*Stated task*
Transcribe the listing that follows in full, omitting pictures.

╭──

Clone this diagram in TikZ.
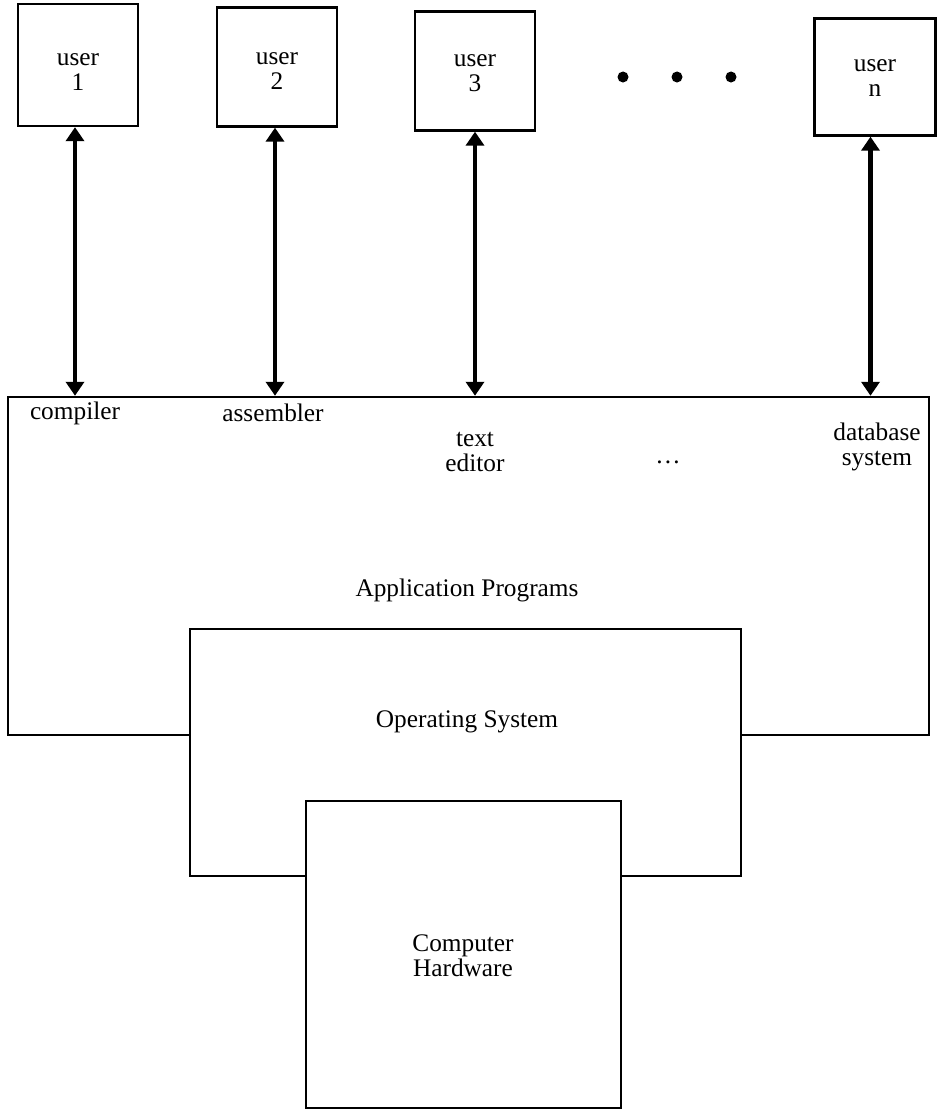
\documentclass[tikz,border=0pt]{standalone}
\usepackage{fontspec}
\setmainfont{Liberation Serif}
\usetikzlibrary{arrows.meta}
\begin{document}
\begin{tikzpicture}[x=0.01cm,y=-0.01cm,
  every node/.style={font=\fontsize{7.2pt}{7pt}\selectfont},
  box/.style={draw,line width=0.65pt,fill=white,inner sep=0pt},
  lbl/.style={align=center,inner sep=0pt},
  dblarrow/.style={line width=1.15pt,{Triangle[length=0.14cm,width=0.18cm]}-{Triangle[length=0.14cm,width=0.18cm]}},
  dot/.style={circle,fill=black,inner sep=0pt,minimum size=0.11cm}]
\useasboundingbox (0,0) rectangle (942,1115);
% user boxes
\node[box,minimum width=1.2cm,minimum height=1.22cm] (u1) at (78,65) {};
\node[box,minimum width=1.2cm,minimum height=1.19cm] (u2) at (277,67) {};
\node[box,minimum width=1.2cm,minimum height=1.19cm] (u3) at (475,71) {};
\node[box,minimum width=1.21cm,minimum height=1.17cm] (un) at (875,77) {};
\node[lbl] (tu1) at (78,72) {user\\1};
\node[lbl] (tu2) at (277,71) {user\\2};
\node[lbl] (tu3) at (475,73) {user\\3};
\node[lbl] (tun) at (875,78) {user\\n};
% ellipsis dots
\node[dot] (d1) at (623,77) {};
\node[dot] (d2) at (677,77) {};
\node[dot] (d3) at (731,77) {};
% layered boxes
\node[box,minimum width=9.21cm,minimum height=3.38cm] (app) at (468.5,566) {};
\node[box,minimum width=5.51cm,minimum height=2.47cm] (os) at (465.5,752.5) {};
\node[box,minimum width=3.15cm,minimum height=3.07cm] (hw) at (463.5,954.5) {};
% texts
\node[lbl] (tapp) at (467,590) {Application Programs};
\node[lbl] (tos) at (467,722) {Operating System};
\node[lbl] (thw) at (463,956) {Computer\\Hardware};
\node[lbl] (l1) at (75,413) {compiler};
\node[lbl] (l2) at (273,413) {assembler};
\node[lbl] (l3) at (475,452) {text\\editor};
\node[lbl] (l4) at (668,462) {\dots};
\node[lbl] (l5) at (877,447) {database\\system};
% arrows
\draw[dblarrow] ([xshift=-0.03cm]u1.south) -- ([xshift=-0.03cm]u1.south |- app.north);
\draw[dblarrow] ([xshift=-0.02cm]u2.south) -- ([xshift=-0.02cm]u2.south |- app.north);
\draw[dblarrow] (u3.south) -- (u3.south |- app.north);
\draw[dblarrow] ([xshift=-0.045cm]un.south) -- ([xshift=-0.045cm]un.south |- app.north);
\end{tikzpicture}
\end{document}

╰──

*The solution*
Clone this diagram in TikZ.
\documentclass[tikz,border=0pt]{standalone}
\usepackage{fontspec}
\setmainfont{Liberation Serif}
\usetikzlibrary{arrows.meta}
\begin{document}
\begin{tikzpicture}[x=0.01cm,y=-0.01cm,
  every node/.style={font=\fontsize{7.2pt}{7pt}\selectfont},
  box/.style={draw,line width=0.65pt,fill=white,inner sep=0pt},
  lbl/.style={align=center,inner sep=0pt},
  dblarrow/.style={line width=1.15pt,{Triangle[length=0.14cm,width=0.18cm]}-{Triangle[length=0.14cm,width=0.18cm]}},
  dot/.style={circle,fill=black,inner sep=0pt,minimum size=0.11cm}]
\useasboundingbox (0,0) rectangle (942,1115);
% user boxes
\node[box,minimum width=1.2cm,minimum height=1.22cm] (u1) at (78,65) {};
\node[box,minimum width=1.2cm,minimum height=1.19cm] (u2) at (277,67) {};
\node[box,minimum width=1.2cm,minimum height=1.19cm] (u3) at (475,71) {};
\node[box,minimum width=1.21cm,minimum height=1.17cm] (un) at (875,77) {};
\node[lbl] (tu1) at (78,72) {user\\1};
\node[lbl] (tu2) at (277,71) {user\\2};
\node[lbl] (tu3) at (475,73) {user\\3};
\node[lbl] (tun) at (875,78) {user\\n};
% ellipsis dots
\node[dot] (d1) at (623,77) {};
\node[dot] (d2) at (677,77) {};
\node[dot] (d3) at (731,77) {};
% layered boxes
\node[box,minimum width=9.21cm,minimum height=3.38cm] (app) at (468.5,566) {};
\node[box,minimum width=5.51cm,minimum height=2.47cm] (os) at (465.5,752.5) {};
\node[box,minimum width=3.15cm,minimum height=3.07cm] (hw) at (463.5,954.5) {};
% texts
\node[lbl] (tapp) at (467,590) {Application Programs};
\node[lbl] (tos) at (467,722) {Operating System};
\node[lbl] (thw) at (463,956) {Computer\\Hardware};
\node[lbl] (l1) at (75,413) {compiler};
\node[lbl] (l2) at (273,413) {assembler};
\node[lbl] (l3) at (475,452) {text\\editor};
\node[lbl] (l4) at (668,462) {\dots};
\node[lbl] (l5) at (877,447) {database\\system};
% arrows
\draw[dblarrow] ([xshift=-0.03cm]u1.south) -- ([xshift=-0.03cm]u1.south |- app.north);
\draw[dblarrow] ([xshift=-0.02cm]u2.south) -- ([xshift=-0.02cm]u2.south |- app.north);
\draw[dblarrow] (u3.south) -- (u3.south |- app.north);
\draw[dblarrow] ([xshift=-0.045cm]un.south) -- ([xshift=-0.045cm]un.south |- app.north);
\end{tikzpicture}
\end{document}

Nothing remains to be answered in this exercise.